Ugh, I relate to this on so many levels and it's really depressing. My only solution was alcohol or stimulants, both of which I don't recommend as they are temporary chemical solutions. Although eventually these skills carried onto soberness, and I could at least hold a conversation with most people. Generally not randoms. Still, I feel obligated to converse, rather than a desire to.

rossragsdale
07-17-09, 02:09 PM
yeah absolutely, this is difficult even for people without add but with it, it really is painful. Thanks stargirl

kwalk
07-19-09, 05:43 PM
a big thing I learned, don't let yourself get excited over just a conversation or something going on in the conversation. That right there means you're looking for all the exciting things about conversation and are not paying attention to all the real things going on. People don't want to give you attention if you're going to be selective. Eventually, I didn't look for all the exciting things and was happy experiencing all the little things people find joy in.

rossragsdale
07-20-09, 10:22 AM
Yeah, I think the best way to resolve this is resolve the issue you are dealing with in the other thread we are discussing. I think it's definitely related.

Momofadder
08-04-09, 11:37 PM
I have friends but I feel my slower communication skills may slow me down at times. In addition to my constant shyness I fear meeting new people or going into new sittuations because I always feel awkward in sittuations. For instance,in one on one contact I never know what to say at the right time. Sometimes I try to say something but it comes out sounding awkward, and other times I fidget and try to pass the "awkward silence". It's not that I don't know what to say it's just a matter of stringing all of my thoughts together in an organized fashion so that I can carry on an engaging conversation. It's hard to build up conversations when you feel that you lack these basic social skills. And after I got diagnosed with ADD I feel almost more helpless because now that it is most likely from my ADD there is really no efficent/ fast way to improve. Does anyway ever feel like that in conversations? Also, when I am at parties it is the worst, when there are tons of people laughing and having fun I immediately feel uncomforatable. I am not sure what to say or how I should act, so I ussaully try to tag along with my friends and act like I am having fun even though it's really hell for me. If I had my choise I would go to to parties for 15 minutes and then be done, 6 hours is absolute hell. In these sittuations I am forced to contribute/start engaging conversations and I just feel stuck and unable to.

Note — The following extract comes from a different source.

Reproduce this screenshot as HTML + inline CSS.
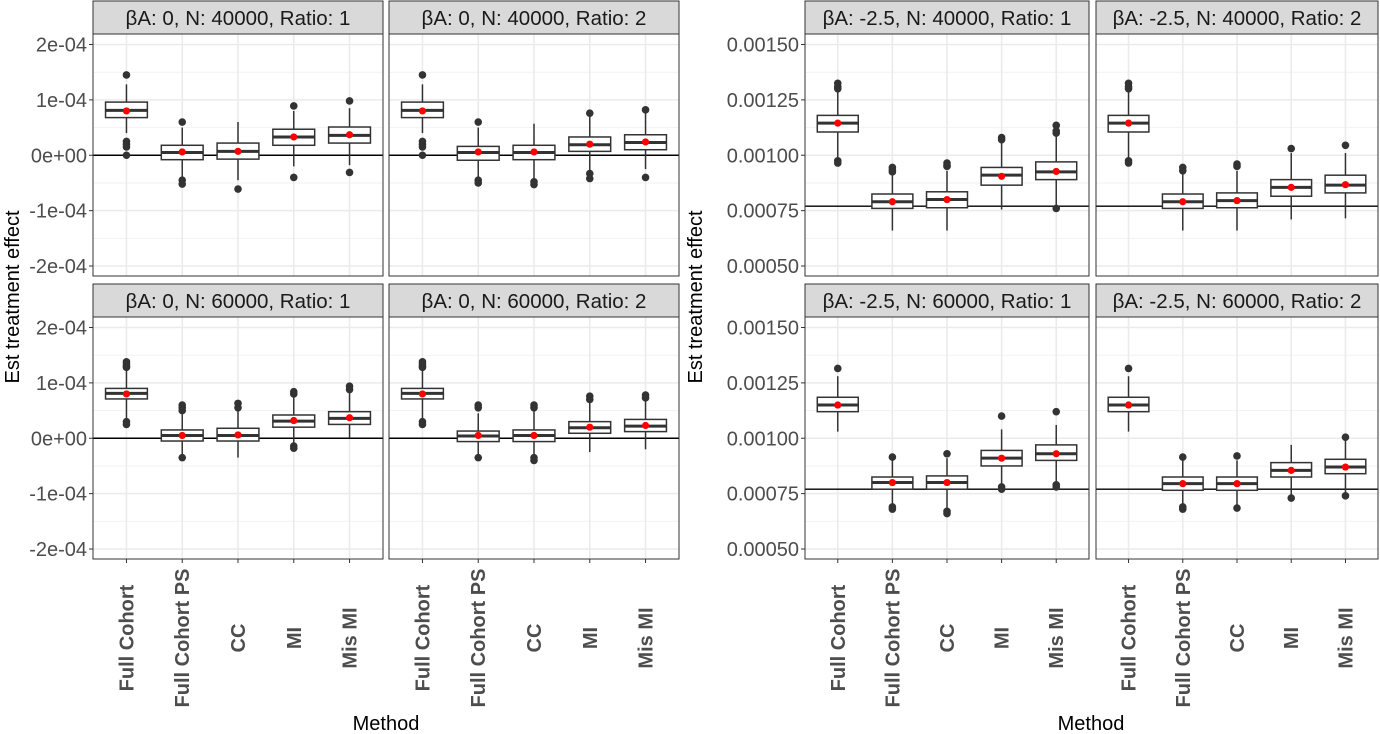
<!DOCTYPE html>
<html><head><meta charset="utf-8"><style>
body{margin:0;background:#fff;}
svg{display:block;font-family:"Liberation Sans",Arial,sans-serif;}
</style></head><body>
<svg id="chart" width="1380" height="734"></svg>
<script>
const methods=["Full Cohort","Full Cohort PS","CC","MI","Mis MI"];
const leftTicks=[-20,-10,0,10,20];
const leftTickLabels=["-2e-04","-1e-04","0e+00","1e-04","2e-04"];
const rightTicks=[50,75,100,125,150];
const rightTickLabels=["0.00050","0.00075","0.00100","0.00125","0.00150"];
const leftRef=0;
const rightRef=77;
// each stat: [lowWhisker,q1,median,q3,highWhisker,mean,outliers]
const left_N40_R1=[[4,6.8,8.1,9.6,12.8,8.0,[14.5,2.5,2,1.5,0]],[-4,-0.8,0.5,1.8,5,0.6,[6,-4.5,-5.2]],[-4.5,-0.7,0.7,2.2,6,0.7,[-6.1]],[-2,1.8,3.3,4.7,8,3.3,[8.9,-4]],[-1.8,2.2,3.6,5.1,8.5,3.7,[9.8,-3.1]]];
const left_N40_R2=[[4,6.8,8.1,9.6,12.8,8.0,[14.5,2.5,2,1.5,0]],[-4,-0.9,0.5,1.6,5,0.6,[6,-4.5,-5]],[-4.5,-0.8,0.5,1.8,5.7,0.6,[-4.8,-5.3]],[-2.8,0.7,1.9,3.3,7,2.0,[7.6,-3.3,-4.2]],[-2.5,1,2.3,3.7,8,2.4,[8.2,-4]]];
const left_N60_R1=[[3.5,7.1,8.1,9.0,12.5,8.0,[13.8,13.4,13,12.8,3,2.5]],[-3,-0.5,0.5,1.5,4.5,0.5,[6,5.5,5,-3.5]],[-3.5,-0.5,0.5,1.8,5,0.6,[6.3,5.5]],[-1,2,3.1,4.2,7.5,3.2,[8.4,8,-1.4,-1.8]],[0,2.5,3.6,4.8,8.5,3.7,[9.4,8.8]]];
const left_N60_R2=[[3.5,7.1,8.1,9.0,12.5,8.0,[13.8,13.4,13,12.8,3,2.5]],[-3,-0.6,0.4,1.3,4.5,0.5,[6,5.5,-3.5]],[-3,-0.6,0.5,1.5,5,0.5,[6,5.5,-3.5,-4]],[-2.5,0.9,1.9,3,6.5,2.0,[7.6,7]],[-2,1.2,2.2,3.4,7,2.3,[7.8,7.3]]];
const right_N40_R1=[[98.5,110.5,114.5,118,129,114.5,[132.5,131,130,97.5,96.5]],[66,76,79,82.5,92,79,[94.5,93.5,92.5]],[66,76.3,80,83.5,93,80,[96.5,95.5,95]],[75.5,86.5,91,94.5,106,90.5,[108,107]],[77,89,92.5,97,110,92.7,[113.5,111,110,76]]];
const right_N40_R2=[[98.5,110.5,114.5,118,129,114.5,[132.5,131,130,97.5,96.5]],[66,76,79,82.5,92,79,[94.5,93]],[66,76.3,79.5,83,93,79.5,[96,95]],[71,81.5,85.5,89,101,85.5,[103]],[71.5,83,86.5,91,101,86.7,[104.5]]];
const right_N60_R1=[[103,112,115,118.5,128,115,[131.5]],[70,77,80,82.5,90,80,[91.5,69,68]],[68,77,80,83,91,80,[93,67,66]],[79,87.5,91,94.5,104,91,[110,78,77]],[80,90,93,97,106,93,[112,79,78]]];
const right_N60_R2=[[103,112,115,118.5,128,115,[131.5]],[70,76.5,79.5,82.5,90,79.5,[91.5,69,68]],[69,76.5,79.5,82.5,90,79.5,[92,68.5]],[73.5,82.5,85.5,89,97,85.5,[73]],[75,84,87,90.5,99,87,[100.5,74]]];

const NS="http://www.w3.org/2000/svg";
const svg=document.getElementById('chart');
function mk(tag,attrs,parent,text){const e=document.createElementNS(NS,tag);for(const k in attrs)e.setAttribute(k,attrs[k]);if(text!==undefined)e.textContent=text;(parent||svg).appendChild(e);return e;}

const panels=[
 {x0:93,x1:383,y0:34,strip:"βA: 0, N: 40000, Ratio: 1",data:left_N40_R1,side:"L",yax:true},
 {x0:389,x1:679,y0:34,strip:"βA: 0, N: 40000, Ratio: 2",data:left_N40_R2,side:"L",yax:false},
 {x0:93,x1:383,y0:317,strip:"βA: 0, N: 60000, Ratio: 1",data:left_N60_R1,side:"L",yax:true,xax:true},
 {x0:389,x1:679,y0:317,strip:"βA: 0, N: 60000, Ratio: 2",data:left_N60_R2,side:"L",yax:false,xax:true},
 {x0:805,x1:1089,y0:34,strip:"βA: -2.5, N: 40000, Ratio: 1",data:right_N40_R1,side:"R",yax:true},
 {x0:1096,x1:1378,y0:34,strip:"βA: -2.5, N: 40000, Ratio: 2",data:right_N40_R2,side:"R",yax:false},
 {x0:805,x1:1089,y0:317,strip:"βA: -2.5, N: 60000, Ratio: 1",data:right_N60_R1,side:"R",yax:true,xax:true},
 {x0:1096,x1:1378,y0:317,strip:"βA: -2.5, N: 60000, Ratio: 2",data:right_N60_R2,side:"R",yax:false,xax:true}
];
const PH=242;
panels.forEach((p,pi)=>{
 const g=mk('g',{},svg);
 
 
 const ticks=p.side==="L"?leftTicks:rightTicks;
 const labs=p.side==="L"?leftTickLabels:rightTickLabels;
 const lo=ticks[0],hi=ticks[ticks.length-1];
 const tickTop=p.y0+10.5,tickBot=p.y0+PH-10;
 const y=v=>tickBot-(v-lo)/(hi-lo)*(tickBot-tickTop);
 const w=p.x1-p.x0, unit=w/5.2;
 const x=i=>p.x0+unit*(i+0.6);
 const st=mk('rect',{x:p.x0,y:p.y0-33,width:w,height:33,fill:'#d9d9d9',stroke:'#333',"stroke-width":1},g);
 
 const stt=mk('text',{x:(p.x0+p.x1)/2,y:p.y0-9,"text-anchor":"middle","font-size":20.5,fill:'#1a1a1a'},g,p.strip);
 
 mk('rect',{x:p.x0,y:p.y0,width:w,height:PH,fill:'#fff'},g);
 for(let k=0;k<ticks.length-1;k++){const m=(ticks[k]+ticks[k+1])/2;mk('line',{x1:p.x0,x2:p.x1,y1:y(m),y2:y(m),stroke:'#f2f2f2',"stroke-width":1},g);}
 ticks.forEach(t=>mk('line',{x1:p.x0,x2:p.x1,y1:y(t),y2:y(t),stroke:'#ebebeb',"stroke-width":1.6},g));
 methods.forEach((m,i)=>mk('line',{x1:x(i),x2:x(i),y1:p.y0,y2:p.y0+PH,stroke:'#ebebeb',"stroke-width":1.6},g));
 const ref=p.side==="L"?leftRef:rightRef;
 const rl=mk('line',{x1:p.x0,x2:p.x1,y1:y(ref),y2:y(ref),stroke:'#000',"stroke-width":1.4},g);
 
 const bw=unit*0.75;
 p.data.forEach((d,i)=>{
  const bg=mk('g',{},g);
  
  
  const cx=x(i);
  mk('line',{x1:cx,x2:cx,y1:y(d[0]),y2:y(d[1]),stroke:'#333',"stroke-width":1.5},bg);
  mk('line',{x1:cx,x2:cx,y1:y(d[3]),y2:y(d[4]),stroke:'#333',"stroke-width":1.5},bg);
  mk('rect',{x:cx-bw/2,y:y(d[3]),width:bw,height:y(d[1])-y(d[3]),fill:'#fff',stroke:'#333',"stroke-width":1.5},bg);
  mk('line',{x1:cx-bw/2,x2:cx+bw/2,y1:y(d[2]),y2:y(d[2]),stroke:'#333',"stroke-width":3},bg);
  d[6].forEach(o=>mk('circle',{cx:cx,cy:y(o),r:3.8,fill:'#333'},bg));
  mk('circle',{cx:cx,cy:y(d[5]),r:3.6,fill:'#ff0000'},bg);
 });
 mk('rect',{x:p.x0,y:p.y0,width:w,height:PH,fill:'none',stroke:'#333',"stroke-width":1},g);
 if(p.yax){
  ticks.forEach((t,k)=>{
   mk('line',{x1:p.x0-4,x2:p.x0,y1:y(t),y2:y(t),stroke:'#333',"stroke-width":1},g);
   const tl=mk('text',{x:p.x0-6,y:y(t)+7,"text-anchor":"end","font-size":20,fill:'#4d4d4d'},g,labs[k]);
   
  });
 }
 if(p.xax){
  methods.forEach((m,i)=>{
   mk('line',{x1:x(i),x2:x(i),y1:p.y0+PH,y2:p.y0+PH+4,stroke:'#333',"stroke-width":1},g);
   const xl=mk('text',{transform:`translate(${x(i)+7},638) rotate(-90)`,"text-anchor":"middle","font-size":20,"font-weight":"bold",fill:'#4d4d4d'},g,m);
   
  });
 }
});
[[386,19],[1091,702]].forEach(([mx,yx])=>{
 const t=mk('text',{x:mx,y:730,"text-anchor":"middle","font-size":20,fill:'#000'},svg,"Method");
 
 const yt=mk('text',{transform:`translate(${yx},297) rotate(-90)`,"text-anchor":"middle","font-size":20,fill:'#000'},svg,"Est treatment effect");
 
});
</script>
</body></html>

Is this lost feeling common for ADDers, if so is there anything I can do to regain my spark in social sittuations? i'm a 17 year old boy and i feel the same way (im on my moms account btw.) My friends accept me for who i am but they all know i am one of the most awkward friends they have. sometimes i just say random stuff without even thinking about it. sometimes they are extremely vulgar things. these things end up biting me later on. so i think my add may be a little different than yours, because im not afraid to say things. my worst weapon is my mouth because it gets me in so much trouble.when i go to a dance i freeze up and feel as tho i have to make a running dash for the door. but anyways, i just wanted to tell u that u rnt the only one who feels this way.

Matthew83
09-07-11, 08:41 PM
Hey guys im new to the forum, had my first day of school today (junior) and it didnt go to well. I got kind of upset and thought about why I have so much trouble socializing and realized I was just diagnosed with ADD about a year ago and maybe it had something to do with that. Ss I googled ADD forums, found this, and wow everything you guys are describing is EXACTLY how I feel. I can never think of the right thing to say in time and get overwhelmed in almost all conversations with racing thoughts.

Anyway sorry to talk about myself so much, I want to put this out there: honesty. Like just saying in a conversation "im sorry I was thinking about what you said could you repeat it?" or more realistically "Could you talk a little slower I have trouble processing what your saying" Has anyone ever tried this and if so does it work well? Sorry if this has been brought up before I didnt read through the whole thread.